General David Petraeus appeared at the House Intelligence Committee on Friday and was then due to give evidence to the Senate Intelligence Committee, both in closed session.

The testimony on Benghazi comes a week after the general quit over an affair, the BBC reports.

Republicans have criticised the White House over the Benghazi attack, saying that the administration misled the public.

General Petraeus has said he left his CIA post only because of his extramarital affair with biographer Paula Broadwell, not because of the agency's handling of the attack.

The general told the committee that the CIA was aware the attack was planned by terrorists from an early stage, New York Congressman Peter King told reporters after the first session.

However, Mr King said the general's evidence on Friday conflicted with what he said at a hearing on 14 September.

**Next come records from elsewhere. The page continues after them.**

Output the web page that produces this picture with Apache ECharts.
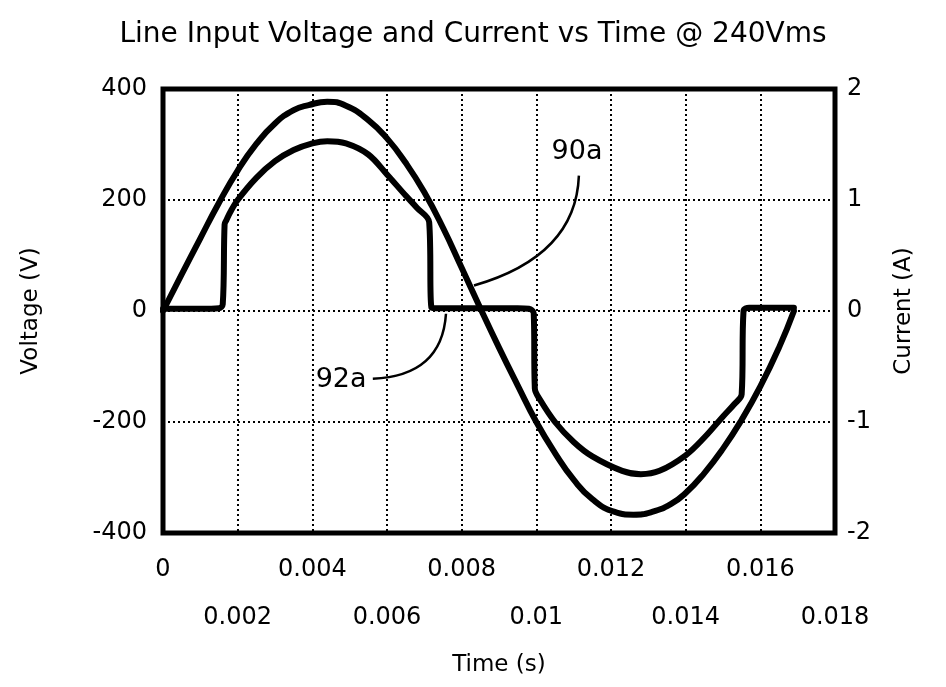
<!DOCTYPE html>
<html>
<head>
<meta charset="utf-8">
<title>Line Input Voltage and Current vs Time</title>
<script src="https://cdn.jsdelivr.net/npm/echarts@6/dist/echarts.min.js"></script>
<style>
  html, body { margin: 0; padding: 0; background: #fff; }
  #chart { width: 946px; height: 687px; }
</style>
</head>
<body>
<div id="chart"></div>
<script>
// x 轴刻度文字（偶数在上排，奇数在下排）
const timeTicks = ['0', '0.002', '0.004', '0.006', '0.008', '0.01', '0.012', '0.014', '0.016', '0.018'];

// 电压曲线 90a (V)
const voltTime = [0, 0.0005, 0.001, 0.0015, 0.002, 0.0025, 0.003, 0.0035, 0.0039, 0.0044,
  0.0049, 0.0055, 0.006, 0.0065, 0.007, 0.0075, 0.008, 0.0085, 0.009, 0.0095,
  0.01, 0.0105, 0.011, 0.0115, 0.0121, 0.0126, 0.0131, 0.0136, 0.014, 0.0145,
  0.015, 0.0155, 0.016, 0.0165, 0.0169];
const voltValues = [0, 66, 131, 195, 253, 301, 338, 362, 371, 377,
  370, 344, 311, 267, 214, 150, 78, 5, -66, -134,
  -200, -256, -304, -339, -362, -367, -362, -348, -328, -292,
  -248, -196, -136, -66, 0];

// 电流曲线 92a (A)
const currTime = [0, 0.0005, 0.001, 0.0015, 0.0016, 0.00165, 0.0017, 0.0018, 0.002, 0.0025,
  0.003, 0.0035, 0.004, 0.0044, 0.0049, 0.0055, 0.006, 0.0065, 0.0068, 0.00713,
  0.00719, 0.0073, 0.0095, 0.0098, 0.00993, 0.00996, 0.0101, 0.0105, 0.011, 0.0115,
  0.0123, 0.0128, 0.0133, 0.014, 0.0145, 0.015, 0.0153, 0.0155, 0.01555, 0.0157,
  0.0169];
const currValues = [0.02, 0.02, 0.02, 0.025, 0.06, 0.78, 0.82, 0.89, 1.0, 1.2,
  1.35, 1.45, 1.51, 1.53, 1.51, 1.41, 1.23, 1.04, 0.93, 0.8,
  0.03, 0.025, 0.025, 0.02, -0.02, -0.7, -0.8, -1.0, -1.18, -1.31,
  -1.44, -1.47, -1.44, -1.3, -1.14, -0.95, -0.84, -0.75, 0.0, 0.03,
  0.03];

// 标注 (数据坐标, 左轴 V)
const noteNames = ['90a', '92a'];
const notePos = [[0.01109, 286], [0.00477, -124]];
// 引线: 起点, 控制点, 终点
const noteLeaders = [
  [[0.01114, 244], [0.01106, 99], [0.00833, 46]],
  [[0.00562, -122], [0.00747, -117], [0.00758, -5]],
];

const FONT = '"DejaVu Sans", Arial, sans-serif';
const dotted = { color: '#000', width: 2, type: [2, 3] };

const chart = echarts.init(document.getElementById('chart'));

const tickLabel = (v, odd) => {
  const i = Math.round(v / 0.002);
  return (i % 2 === 1) === odd ? timeTicks[i] : '';
};

chart.setOption({
  animation: false,
  backgroundColor: '#fff',
  title: {
    text: 'Line Input Voltage and Current vs Time @ 240Vms',
    left: 'center',
    top: 16,
    textStyle: { fontFamily: FONT, fontSize: 28, fontWeight: 'normal', color: '#000' },
  },
  grid: {
    left: 163, right: 111, top: 89, bottom: 154,
    show: true, borderColor: '#000', borderWidth: 5,
  },
  xAxis: [
    {
      type: 'value', min: 0, max: 0.018, interval: 0.002,
      name: 'Time (s)', nameLocation: 'middle', nameGap: 121,
      nameTextStyle: { fontFamily: FONT, fontSize: 23, color: '#000' },
      axisLine: { show: false }, axisTick: { show: false },
      axisLabel: { margin: 25, fontFamily: FONT, fontSize: 24, color: '#000',
        formatter: (v) => tickLabel(v, false) },
      splitLine: { show: true, lineStyle: dotted },
    },
    {
      type: 'value', min: 0, max: 0.018, interval: 0.002, position: 'bottom',
      axisLine: { show: false }, axisTick: { show: false },
      axisLabel: { margin: 73, fontFamily: FONT, fontSize: 24, color: '#000',
        formatter: (v) => tickLabel(v, true) },
      splitLine: { show: false },
    },
  ],
  yAxis: [
    {
      type: 'value', min: -400, max: 400, interval: 200,
      name: 'Voltage (V)', nameLocation: 'middle', nameGap: 120, nameRotate: 90,
      nameTextStyle: { fontFamily: FONT, fontSize: 23, color: '#000' },
      axisLine: { show: false }, axisTick: { show: false },
      axisLabel: { margin: 16, fontFamily: FONT, fontSize: 24, color: '#000' },
      splitLine: { show: true, lineStyle: dotted },
    },
    {
      type: 'value', min: -2, max: 2, interval: 1, position: 'right',
      name: 'Current (A)', nameLocation: 'middle', nameGap: 58, nameRotate: 90,
      nameTextStyle: { fontFamily: FONT, fontSize: 23, color: '#000' },
      axisLine: { show: false }, axisTick: { show: false },
      axisLabel: { margin: 12, fontFamily: FONT, fontSize: 24, color: '#000' },
      splitLine: { show: false },
    },
  ],
  series: [
    {
      name: 'Voltage', type: 'line', xAxisIndex: 0, yAxisIndex: 0,
      data: voltTime.map((t, i) => [t, voltValues[i]]),
      showSymbol: false, smooth: 0.5,
      lineStyle: { color: '#000', width: 6, join: 'round', cap: 'round' },
    },
    {
      name: 'Current', type: 'line', xAxisIndex: 0, yAxisIndex: 1,
      data: currTime.map((t, i) => [t, currValues[i]]),
      showSymbol: false, smooth: 0.35,
      lineStyle: { color: '#000', width: 6, join: 'round', cap: 'round' },
    },
  ],
});

// 标注文字和引线
const px = (p) => chart.convertToPixel({ xAxisIndex: 0, yAxisIndex: 0 }, p);
const elements = [];
noteNames.forEach((name, i) => {
  const c = px(notePos[i]);
  elements.push({
    type: 'text', x: c[0], y: c[1], z: 10,
    style: { text: name, fill: '#000', fontFamily: FONT, fontSize: 27,
      align: 'center', verticalAlign: 'middle' },
  });
  const [a, cp, b] = noteLeaders[i].map(px);
  elements.push({
    type: 'bezierCurve', z: 10,
    shape: { x1: a[0], y1: a[1], cpx1: cp[0], cpy1: cp[1], x2: b[0], y2: b[1] },
    style: { stroke: '#000', lineWidth: 2.5, fill: null },
  });
});
chart.setOption({ graphic: elements });
</script>
</body>
</html>
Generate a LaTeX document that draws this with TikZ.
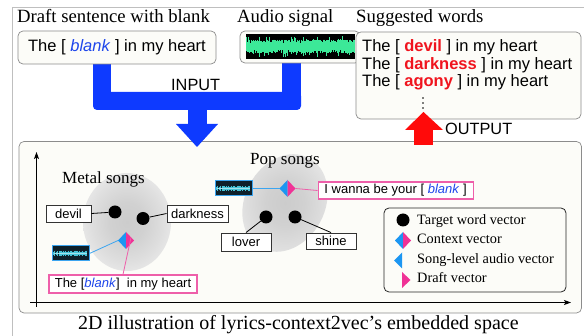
\documentclass[tikz,border=0pt]{standalone}
\usepackage{fontspec}
\setmainfont{Liberation Serif}
\setsansfont{Liberation Sans}
\usetikzlibrary{arrows.meta,calc}

\definecolor{arrowblue}{RGB}{14,58,255}
\definecolor{arrowred}{RGB}{255,10,10}
\definecolor{ctxblue}{RGB}{28,150,242}
\definecolor{ctxpink}{RGB}{240,50,150}
\definecolor{linkblue}{RGB}{60,165,240}
\definecolor{linkpink}{RGB}{238,95,170}
\definecolor{blankblue}{RGB}{30,70,235}
\definecolor{wordred}{RGB}{240,20,30}
\definecolor{cream}{RGB}{252,252,248}
\definecolor{framegray}{RGB}{140,140,140}
\definecolor{wavegreen}{RGB}{60,232,152}
\definecolor{thumbcyan}{RGB}{70,195,215}
\definecolor{thumbdark}{RGB}{14,32,42}

\pgfdeclareradialshading{blob}{\pgfpoint{0bp}{0bp}}{%
  color(0bp)=(black!20); color(10bp)=(black!18); color(20bp)=(black!13);
  color(25bp)=(black!10); color(50bp)=(black!10)}

\tikzset{
  roundbox/.style={draw=framegray, fill=cream, rounded corners=5, line width=0.7,
    inner sep=0},
  wordbox/.style={draw=black!80, fill=white, line width=0.9, inner sep=0,
    font=\sffamily\fontsize{13}{15}\selectfont},
  draftbox/.style={draw=linkpink, fill=white, line width=1.1, inner sep=0,
    font=\sffamily\fontsize{13}{15}\selectfont},
  thumb/.style={draw=linkblue, fill=thumbdark, line width=1, inner sep=0,
    minimum width=37, minimum height=15},
  dot/.style={circle, fill=black, inner sep=0, minimum size=13},
  title/.style={anchor=base west, inner sep=0, font=\fontsize{18.7}{20}\selectfont},
  sans/.style={anchor=base west, inner sep=0, font=\sffamily\fontsize{16.3}{18}\selectfont},
  legtext/.style={anchor=base west, inner sep=0, font=\fontsize{14.3}{16}\selectfont},
  ctx/.pic={
    \fill[ctxblue] (0,-8.5) -- (-8,0) -- (0,8.5) -- cycle;
    \fill[ctxpink] (0,-8.5) -- (8,0) -- (0,8.5) -- cycle;
  }
}

\newcommand{\blk}{\textcolor{blankblue}{\textit{blank}}}
\newcommand{\redw}[1]{\textcolor{wordred}{\bfseries #1}}

\begin{document}
\begin{tikzpicture}[x=1pt, y=-1pt]
\useasboundingbox (0,0) rectangle (584,336);
\fill[white] (0,0) rectangle (584,336);

% outer frame
\draw[black!25, line width=0.8] (12.5,336) -- (12.5,7.5) -- (584,7.5);

% ---------- input side ----------
\node[title] (t1) at (17,23) {Draft sentence with blank};
\node[title] (t2) at (237,23) {Audio signal};
\node[title] (t3) at (356,23) {Suggested words};

% merging input arrow
\fill[arrowblue] (93,64) rectangle (111,100);
\fill[arrowblue] (282,60) rectangle (301,100);
\fill[arrowblue, rounded corners=4] (93,92) rectangle (301,110);

\node[roundbox, minimum width=198, minimum height=33,
  font=\sffamily\fontsize{16.5}{18}\selectfont] (draft) at (117,47.5)
  {The [ \blk\ ] in my heart};

\node[roundbox, minimum width=120, minimum height=32] (audio) at (300,47) {};
\fill[black] (246,34) rectangle (355,59.5);
\pgfmathsetseed{11}
\foreach \i in {0,...,270}{
  \pgfmathsetmacro{\hu}{3+4*rnd+3.5*(rnd>0.9)}
  \pgfmathsetmacro{\hd}{3+4*rnd+3.5*(rnd>0.9)}
  \draw[wavegreen, line width=0.45] (246.5+\i*0.4, 46.5-\hu) -- (246.5+\i*0.4, 46.5+\hd);
}

\node[sans] (inlbl) at (171,91) {INPUT};

% ---------- output side ----------
\node[roundbox, minimum width=225, minimum height=87] (sugg) at (468.5,75.5) {};
\node[sans, font=\sffamily\fontsize{16.5}{18}\selectfont] (s1) at (362,52) {The [ \redw{devil} ] in my heart};
\node[sans, font=\sffamily\fontsize{16.5}{18}\selectfont] (s2) at (362,69.5) {The [ \redw{darkness} ] in my heart};
\node[sans, font=\sffamily\fontsize{16.5}{18}\selectfont] (s3) at (362,87) {The [ \redw{agony} ] in my heart};
\foreach \yy in {98,103,108} \fill (423,\yy) circle (0.9);

% ---------- embedded space panel ----------
\node[roundbox, minimum width=562.5, minimum height=171.5] (space) at (300.25,227.25) {};

% arrows drawn over the panel border
\fill[arrowblue] (188,105) rectangle (207,126);
\fill[arrowblue] (176,124) -- (218,124) -- (197,147) -- cycle;
\fill[arrowred] (414,129) rectangle (433,145);
\fill[arrowred] (405,130) -- (443,130) -- (423.5,112) -- cycle;
\node[sans] (outlbl) at (445,135) {OUTPUT};

% axes
\draw[line width=0.9, -{Stealth[length=7, width=5, inset=1.5]}] (30,302.5) -- (571,302.5);
\draw[line width=0.9, -{Stealth[length=7, width=5, inset=1.5]}] (36.5,307) -- (36.5,152);

% song clusters
\shade[shading=blob] (127,222) ellipse [x radius=44, y radius=49];
\begin{scope}[shift={(285,203)}, rotate=-28]
  \shade[shading=blob] (0,0) ellipse [x radius=40, y radius=51];
\end{scope}

\node[title, font=\fontsize{17}{19}\selectfont] (metal) at (62,184) {Metal songs};
\node[title, font=\fontsize{17}{19}\selectfont] (pop) at (250,165) {Pop songs};

% metal cluster
\node[dot] (m1) at (115,212) {};
\node[dot] (m2) at (143,218.5) {};
\node[wordbox, minimum width=45, minimum height=17] (devil) at (68.5,213.5) {devil};
\node[wordbox, minimum width=61, minimum height=17] (dark) at (197.5,213.5) {darkness};
\draw[line width=0.8] (devil.east) -- (m1);
\draw[line width=0.8] (m2) -- (dark.west);

\coordinate (cm) at (126,240.5);
\pic at (cm) {ctx};
\node[thumb] (thm) at (70.5,253.5) {};
\node[draftbox, minimum width=148, minimum height=18] (dm) at (123,284)
  {The [\blk]\ \ in my heart};
\draw[linkblue, line width=0.8] (thm.east) -- ($(cm)+(-8,0)$);
\draw[linkpink, line width=0.8] (dm.north) -- ($(cm)+(5,-3)$);

% pop cluster
\node[dot] (p1) at (266,217) {};
\node[dot] (p2) at (295,217) {};
\node[wordbox, minimum width=50, minimum height=18] (lover) at (246,242) {lover};
\node[wordbox, minimum width=50, minimum height=16] (shine) at (331,241) {shine};
\draw[line width=0.8] (p1) -- (lover.north);
\draw[line width=0.8] (p2) -- (shine.north);

\coordinate (cp) at (287.5,188.5);
\pic at (cp) {ctx};
\node[thumb] (thp) at (233.5,188.5) {};
\node[draftbox, minimum width=155, minimum height=17, anchor=west] (dp) at (317.5,190.5)
  {I wanna be your [ \blk\ ]};
\draw[linkblue, line width=0.8] (thp.east) -- ($(cp)+(-8,0)$);
\draw[linkpink, line width=0.8] ($(cp)+(8,0)$) -- (dp.west);

% waveform thumbnails
\foreach \tn in {thm,thp}{
  \begin{scope}[shift={(\tn.west)}]
    \pgfmathsetseed{5}
    \foreach \i in {0,...,48}{
      \pgfmathsetmacro{\hu}{0.8+2.2*rnd}
      \draw[thumbcyan, line width=0.5] (2+\i*0.68,-\hu) -- (2+\i*0.68,\hu);
    }
    \draw[thumbcyan!50!white, line width=0.4] (2,0) -- (35,0);
  \end{scope}
}

% legend
\node[draw=black!85, fill=cream, rounded corners=5, line width=0.8,
  minimum width=182, minimum height=84, inner sep=0] (legend) at (475,250) {};
\node[dot] (ld) at (403,220) {};
\node[legtext] (l1) at (417,225) {Target word vector};
\coordinate (lc) at (403,240.5);
\pic at (lc) {ctx};
\node[legtext] (l2) at (417,244) {Context vector};
\fill[ctxblue] (402,252.5) -- (394,260.5) -- (402,268.5) -- cycle;
\node[legtext] (l3) at (417,263.5) {Song-level audio vector};
\fill[ctxpink] (402,272) -- (410.5,280) -- (402,288) -- cycle;
\node[legtext] (l4) at (417,283) {Draft vector};

% caption
\node[title, font=\fontsize{20}{22}\selectfont] (cap) at (78,330)
  {2D illustration of lyrics-context2vec’s embedded space};
\end{tikzpicture}
\end{document}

Mr King said he had a "very different recollection" of the earlier hearing, at which lawmakers had been told the attack grew out of spontaneous protests over an anti-Islamic film.

He added that despite General Petraeus' testimony on Friday, it was still not clear who approved the message that the attack was linked to the protests.

The retired four-star general, one of the most prominent US military figures of the post-9/11 years, travelled to Libya in September to investigate what happened in Benghazi.

CIA inquiry

On Thursday, the CIA launched an investigation into the conduct of General Petraeus.

His former mistress Paula Broadwell, 40, was found to have classified information, but both she and General Petraeus deny it came from him.

A CIA spokesman said the inquiry by the agency's inspector general would see if there were any lessons to be learned from the general's conduct.

The scandal was discovered when FBI officials looked into harassing emails, allegedly from Mrs Broadwell, that were sent to a Florida socialite who is a family friend of the Petraeuses, the BBC reports.

The inquiry has also ensnared the US and Nato commander in Afghanistan, General John Allen.

He is under investigation for sending what officials describe as "flirtatious" emails to Tampa socialite Jill Kelley.

Adultery is illegal under military law, but General Allen denies wrongdoing.